Васин сеттер Ральф всё пытался лизнуть мою шею. Псу было безразлично, к кому ластиться. Ему хотелось целоваться. Я и догадаться не мог, что непоседливый Ральф всего через пару дней врежется на бегу, со всего трёхгодовалого восторга и собачьей страсти в корявое дерево рядом с гаражом во дворе Красноармейской улицы и из-за этого вскоре погибнет…
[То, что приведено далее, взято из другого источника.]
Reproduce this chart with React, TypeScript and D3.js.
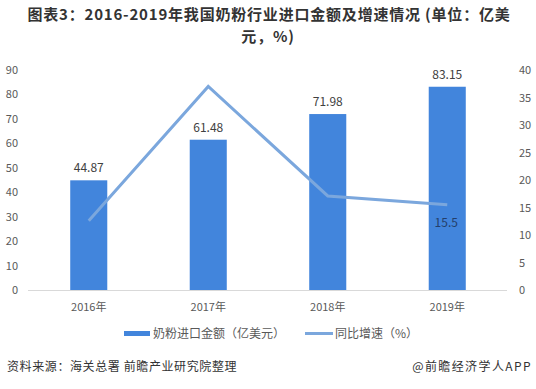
import React, { useEffect, useRef } from "react";
import * as d3 from "d3";

const years = ["2016年", "2017年", "2018年", "2019年"];
const amounts = [44.87, 61.48, 71.98, 83.15];
const growth = [12.6, 37.0, 17.1, 15.5];
const leftTicks = [0, 10, 20, 30, 40, 50, 60, 70, 80, 90];
const rightTicks = [0, 5, 10, 15, 20, 25, 30, 35, 40];

const W = 536;
const H = 389;
const font = "'Microsoft YaHei', 'Noto Sans CJK SC', sans-serif";

const App = () => {
  const ref = useRef<SVGSVGElement>(null);

  useEffect(() => {
    const svg = d3.select(ref.current);
    svg.selectAll("*").remove();

    const x = d3.scaleBand().domain(years).range([29, 507]).paddingInner(0.69).paddingOuter(0.345);
    const yL = d3.scaleLinear().domain([0, 90]).range([290, 70]);
    const yR = d3.scaleLinear().domain([0, 40]).range([290, 70]);

    // title, two lines
    const title = svg.append("g")
      .attr("text-anchor", "middle")
      .attr("font-family", font)
      .attr("font-weight", "bold")
      .attr("font-size", 15)
      .attr("letter-spacing", 0.8)
      .attr("fill", "#333");
    title.append("text").attr("x", W / 2 + 1).attr("y", 20)
      .text("图表3：2016-2019年我国奶粉行业进口金额及增速情况 (单位：亿美");
    title.append("text").attr("x", W / 2).attr("y", 42).text("元，%)");

    // left axis labels
    svg.append("g").selectAll("text").data(leftTicks).enter().append("text")
      .attr("x", 18).attr("y", (d) => yL(d) + 4)
      .attr("text-anchor", "end")
      .attr("font-family", font).attr("font-size", 11).attr("fill", "#595959")
      .text((d) => d);

    // right axis labels
    svg.append("g").selectAll("text").data(rightTicks).enter().append("text")
      .attr("x", 519).attr("y", (d) => yR(d) + 4)
      .attr("font-family", font).attr("font-size", 11).attr("fill", "#595959")
      .text((d) => d);

    // baseline
    svg.append("line")
      .attr("x1", 28).attr("x2", 507).attr("y1", yL(0) + 0.5).attr("y2", yL(0) + 0.5)
      .attr("stroke", "#d9d9d9");

    // bars
    svg.append("g").selectAll("rect").data(amounts).enter().append("rect")
      .attr("x", (d, i) => x(years[i])!)
      .attr("width", x.bandwidth())
      .attr("y", (d) => yL(d))
      .attr("height", (d) => yL(0) - yL(d))
      .attr("fill", "#4285dc");

    svg.append("g").selectAll("text").data(amounts).enter().append("text")
      .attr("x", (d, i) => x(years[i])! + x.bandwidth() / 2)
      .attr("y", (d) => yL(d) - 8)
      .attr("text-anchor", "middle")
      .attr("font-family", font).attr("font-size", 12).attr("fill", "#404040")
      .text((d) => d.toFixed(2));

    // x labels
    svg.append("g").selectAll("text").data(years).enter().append("text")
      .attr("x", (d) => x(d)! + x.bandwidth() / 2)
      .attr("y", 311)
      .attr("text-anchor", "middle")
      .attr("font-family", font).attr("font-size", 11).attr("fill", "#595959")
      .text((d) => d);

    // growth line
    const line = d3.line<number>()
      .x((d, i) => x(years[i])! + x.bandwidth() / 2)
      .y((d) => yR(d));
    svg.append("path")
      .datum(growth)
      .attr("d", line)
      .attr("fill", "none")
      .attr("stroke", "#7ba7dd")
      .attr("stroke-width", 3);

    svg.append("text")
      .attr("x", x(years[3])! + x.bandwidth() / 2 - 1)
      .attr("y", yR(growth[3]) + 22)
      .attr("text-anchor", "middle")
      .attr("font-family", font).attr("font-size", 12).attr("fill", "#243f6b")
      .text(growth[3]);

    // legend
    svg.append("rect").attr("x", 124).attr("y", 331).attr("width", 26).attr("height", 5).attr("fill", "#4285dc");
    svg.append("text").attr("x", 153).attr("y", 338)
      .attr("font-family", font).attr("font-size", 12).attr("fill", "#595959")
      .text("奶粉进口金额（亿美元）");
    svg.append("line").attr("x1", 305).attr("x2", 333).attr("y1", 333.5).attr("y2", 333.5)
      .attr("stroke", "#7ba7dd").attr("stroke-width", 3);
    svg.append("text").attr("x", 335).attr("y", 338)
      .attr("font-family", font).attr("font-size", 12).attr("fill", "#595959")
      .text("同比增速（%）");

    // footer
    svg.append("text").attr("x", 7).attr("y", 371)
      .attr("font-family", font).attr("font-size", 12).attr("fill", "#333")
      .attr("letter-spacing", 0.6)
      .text("资料来源：海关总署 前瞻产业研究院整理");
    svg.append("text").attr("x", 532).attr("y", 371)
      .attr("text-anchor", "end")
      .attr("font-family", font).attr("font-size", 12).attr("fill", "#333")
      .attr("letter-spacing", 1.4)
      .text("@前瞻经济学人APP");
  }, []);

  return (
    <svg
      ref={ref}
      width={W}
      height={H}
      style={{ position: "absolute", left: 0, top: 0, background: "#fff" }}
    />
  );
};

export default App;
Ну а в тот день, в блаженном неведеньи, мы ехали (кажется, «Пурпурного легиона» тогда ещё не было) к кому-то за какими-то джазовыми дисками и ещё в другое место – за игрой «Монополия», присланной по Васиной просьбе из Франции специально для меня. И В. П. вдруг начал читать наизусть мои новинки, которые вошли в «Антологию джазовой поэзии» журнала «Новый мир»: «Армстронг» и «Мистер „Матовый звук“». Несколько раз (без всяких подсказок) повторил то, что довелось ему услышать от меня лишь однажды:


Подносит он к губам трубу.

Сверкает запонка в манжете.

Предугадав свою судьбу,

Не так уж просто жить на свете.

В тот момент я не подумал о том, что он каким-то образом предугадал свою судьбу, богатую на разлуки (В. П. признался, что эмиграция сродни собственным похоронам, что с первого дня прибытия на Запад и потом, во время трёхмесячных скитаний по Европе, и сейчас, в американском самолёте, его не оставляло ощущение «раздавленной бабочки»). Только читая его «Новый сладостный стиль», я понял, как умел В. П. предугадывать будущее и, конечно, то, что уж никак не обойдётся без горьких нот в период пространственно-временного пересечения двух виртуальных миров.

1 ... 42 43 44 ... 93
Перейти на страницу:
Комментарии и отзывы (0) к книге "Голоса исчезают - музыка остаётся - Владимир Мощенко"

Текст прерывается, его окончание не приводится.